-- begin --

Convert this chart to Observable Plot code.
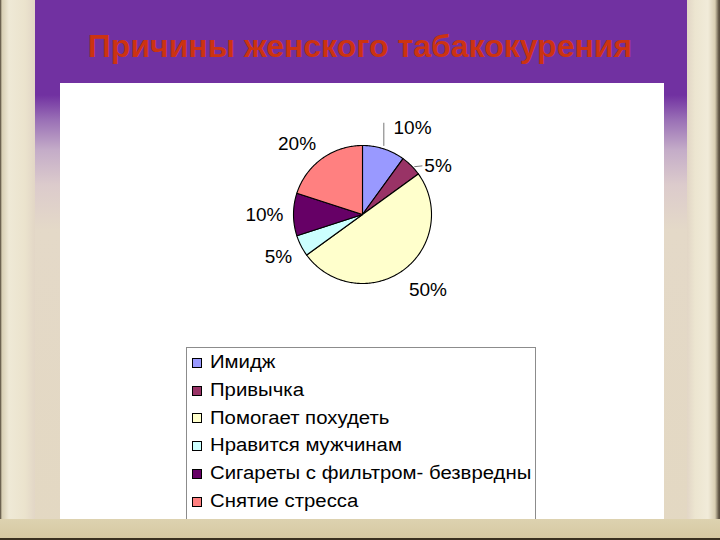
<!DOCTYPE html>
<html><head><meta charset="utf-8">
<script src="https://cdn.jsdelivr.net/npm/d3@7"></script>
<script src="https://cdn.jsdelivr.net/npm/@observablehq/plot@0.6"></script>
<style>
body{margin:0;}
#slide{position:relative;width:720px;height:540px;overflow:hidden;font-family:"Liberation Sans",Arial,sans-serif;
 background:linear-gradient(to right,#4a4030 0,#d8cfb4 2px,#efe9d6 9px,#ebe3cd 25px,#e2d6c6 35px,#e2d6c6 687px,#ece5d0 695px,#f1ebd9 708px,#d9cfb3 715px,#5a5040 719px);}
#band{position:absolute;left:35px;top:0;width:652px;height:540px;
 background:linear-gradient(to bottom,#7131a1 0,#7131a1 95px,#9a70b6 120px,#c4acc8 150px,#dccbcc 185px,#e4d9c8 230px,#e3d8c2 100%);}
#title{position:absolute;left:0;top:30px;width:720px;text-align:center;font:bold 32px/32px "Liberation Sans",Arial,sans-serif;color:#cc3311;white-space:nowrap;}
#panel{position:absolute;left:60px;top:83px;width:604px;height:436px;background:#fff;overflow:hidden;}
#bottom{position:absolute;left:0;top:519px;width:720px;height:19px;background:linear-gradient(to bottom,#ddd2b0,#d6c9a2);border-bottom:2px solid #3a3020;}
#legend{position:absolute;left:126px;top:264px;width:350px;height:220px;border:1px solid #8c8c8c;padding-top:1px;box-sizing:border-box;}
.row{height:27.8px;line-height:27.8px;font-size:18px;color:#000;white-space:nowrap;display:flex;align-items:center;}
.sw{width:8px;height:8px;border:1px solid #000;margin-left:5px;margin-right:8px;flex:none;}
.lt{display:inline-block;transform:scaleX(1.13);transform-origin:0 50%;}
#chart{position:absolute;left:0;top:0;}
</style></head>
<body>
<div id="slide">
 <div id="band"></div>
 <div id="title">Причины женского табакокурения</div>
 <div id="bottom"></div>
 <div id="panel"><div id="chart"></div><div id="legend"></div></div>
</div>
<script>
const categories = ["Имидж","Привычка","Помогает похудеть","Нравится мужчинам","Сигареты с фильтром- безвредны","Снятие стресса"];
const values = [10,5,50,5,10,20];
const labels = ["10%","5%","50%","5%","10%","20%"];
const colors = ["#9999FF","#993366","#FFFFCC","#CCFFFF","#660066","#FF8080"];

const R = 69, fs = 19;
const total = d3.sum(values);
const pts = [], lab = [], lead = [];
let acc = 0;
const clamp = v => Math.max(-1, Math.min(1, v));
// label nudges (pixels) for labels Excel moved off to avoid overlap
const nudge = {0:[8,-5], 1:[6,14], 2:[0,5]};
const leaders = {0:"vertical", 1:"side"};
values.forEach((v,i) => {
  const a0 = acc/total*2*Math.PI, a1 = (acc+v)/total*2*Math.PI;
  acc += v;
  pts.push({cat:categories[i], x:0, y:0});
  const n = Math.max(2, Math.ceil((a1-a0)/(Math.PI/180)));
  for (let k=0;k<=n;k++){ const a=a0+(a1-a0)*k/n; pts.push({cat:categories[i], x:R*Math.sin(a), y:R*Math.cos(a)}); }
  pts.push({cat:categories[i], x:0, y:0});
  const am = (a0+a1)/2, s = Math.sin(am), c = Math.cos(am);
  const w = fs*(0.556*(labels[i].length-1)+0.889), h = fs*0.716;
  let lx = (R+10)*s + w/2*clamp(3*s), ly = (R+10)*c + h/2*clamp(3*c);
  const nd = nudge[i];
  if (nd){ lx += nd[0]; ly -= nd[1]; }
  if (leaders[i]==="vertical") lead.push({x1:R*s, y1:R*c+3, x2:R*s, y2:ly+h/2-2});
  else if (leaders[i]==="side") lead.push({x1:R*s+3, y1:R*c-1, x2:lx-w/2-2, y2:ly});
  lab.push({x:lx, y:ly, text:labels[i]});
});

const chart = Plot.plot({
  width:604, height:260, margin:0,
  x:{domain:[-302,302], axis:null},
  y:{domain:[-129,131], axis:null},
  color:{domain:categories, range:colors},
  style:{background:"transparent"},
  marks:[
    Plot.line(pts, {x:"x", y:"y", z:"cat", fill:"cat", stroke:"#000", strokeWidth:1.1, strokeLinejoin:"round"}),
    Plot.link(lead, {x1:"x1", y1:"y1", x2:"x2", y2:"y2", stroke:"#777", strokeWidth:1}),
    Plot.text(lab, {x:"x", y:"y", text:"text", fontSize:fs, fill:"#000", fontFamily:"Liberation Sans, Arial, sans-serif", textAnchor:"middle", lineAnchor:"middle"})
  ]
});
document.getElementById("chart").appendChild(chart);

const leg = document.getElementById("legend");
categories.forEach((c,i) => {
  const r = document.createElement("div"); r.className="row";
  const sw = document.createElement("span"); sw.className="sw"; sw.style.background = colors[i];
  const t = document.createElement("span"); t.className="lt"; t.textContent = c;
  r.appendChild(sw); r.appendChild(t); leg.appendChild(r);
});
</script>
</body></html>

-- end --

**Exercise details**
Pull out every line in the data above that has the word "chart".

**Exercise output**
Convert this chart to Observable Plot code.
#chart{position:absolute;left:0;top:0;}
 <div id="panel"><div id="chart"></div><div id="legend"></div></div>
const chart = Plot.plot({
document.getElementById("chart").appendChild(chart);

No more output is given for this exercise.